Out now, Journey Planet 24: In Memory of Richard III. Yes, the car park monarch rides again in the pages of JP. James and Christopher have lured a bunch of folks together to muse on the king more legend than fact, forever (mis)shaped by the Bard’s juicy account. And you can read it all for free by clicking here!
In some cases, very soon! This Saturday I’ll be at Leicester Comic Con on Saturday with the lovely Adele, supporting the Fox Spirit Books skulk and signing books and what not. Drop by and say hello. I will be the one stroking the lovely covers of my books. A weekend of fun, running down to London and plotting world domination will ensue. You can’t say we didn’t warn you.
In July I’ll be at the Theakstons Old Peculier Crime Writing Festival in Harrogate. A lovely spa town — P. G. Wodehouse stayed there, writing quietly, so I will try to follow in his footsteps between attending panels at the fest. Looking forward to seeing folks there.
A big thing: In August I’ll be at World Con in London AKA LonCon3 with my dear pal Debit Chowdhuri — and a whole bunch of folks and I’ll be very busy as well. Here’s my panel schedule so you’ll know where to catch up with me:
Tove Jansson’s Moomins: Their Legacy and Influence
Thursday 12:00 – 13:30
It’s 100 years since the birth of Finnish author/artist Tove Jansson, the award-winning creator of the beloved Moomins. Moomins appeared in novels, illustrated books, comic book strips and today are celebrated with their own theme park called Muumimaailma (Moomin World). Why did Jansson’s Moomins capture the attention and affection of the panelists, and how do Moomins continue to fire the imagination of new generations despite being nearly seventy years old? What is the legacy of the Moomins, and how do they continue to influence European comic books today?
K. A. Laity (M), Lynda Rucker, Alexander Dan Vilhjálmsson, Mary Talbot, Karrie Fransman
Medieval Influences and Representation in SF/F
Thursday 15:00 – 16:30
Three academics each give a 15 minute presentation. These are followed by a 30 minute discussion jointly held with the audience.
Constance Wagner, “FRODO AND FARAMIR: Mirrors of Chivalry”
K. A. Laity, “The ‘Old Weird’: Recognising the Medieval Roots of the ‘New Weird’”
Julie Hoffman, “The Year of the Fruit Bat, the Middle Ages, and the Long 19th Century”
Shyamalika Heffernan (M)
Fantasy and Medievalism
Friday 11:00 – 12:00
High fantasy is almost invariably set in invented worlds inspired by medieval Europe. Can we put this down to the legacy of Tolkien and to genre works being in close conversation with each other? Or is there something about the place that medieval Europe occupies in our imagination that makes it a perfect companion for tales of epic striving and larger-than-life Good versus Evil? Either way, does this help or hinder the genre?
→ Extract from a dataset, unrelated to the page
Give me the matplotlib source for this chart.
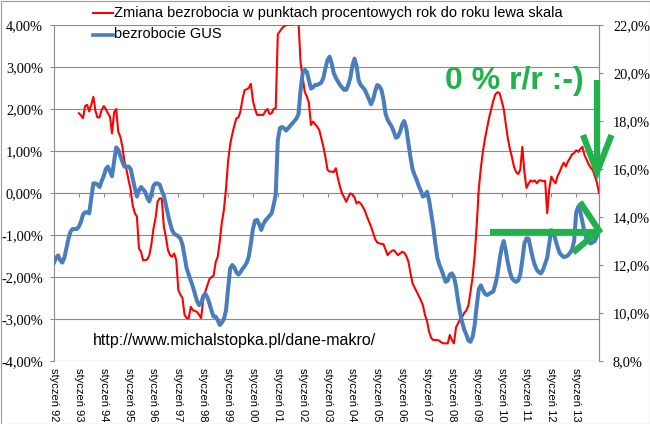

K. A. Laity (M), Suanna Davis, Robin Hobb, Marieke Nijkamp, Lynda Rucker
The Weird on Screen
Friday 16:30 – 18:00
In their introduction to their anthology “The Weird”, Ann and Jeff VanderMeer describe the form as “unapologetically transgressive, imaginative, and strange.” Where can we find the weird on screen? What differences are there between the written weird and the weird on screen?
K. A. Laity (M), Nina Allan, K. J. (Kirsten) Bishop, Richard Calder, Alexander Dan Vilhjálmsson
Vox Populi: the new voice of comic book criticism?
Sunday 10:00 – 11:00
Anyone with a blog or social media presence can send their opinion directly to comic book creators. How is this affecting comic book criticism? Is this the death of the old stuffy regime of taste-makers, or the rise of a new type of creative pressure? How is the closer connection between creator and audience affecting the work? And what happens when the collective force of a fanbase focuses upon ‘punishing’ critical voices?
K. A. Laity (M), Karen Davies, Marcus Gipps, Emmeline Pui Ling Dobson
After that, I’ll be at Shamrokon, but more of that anon.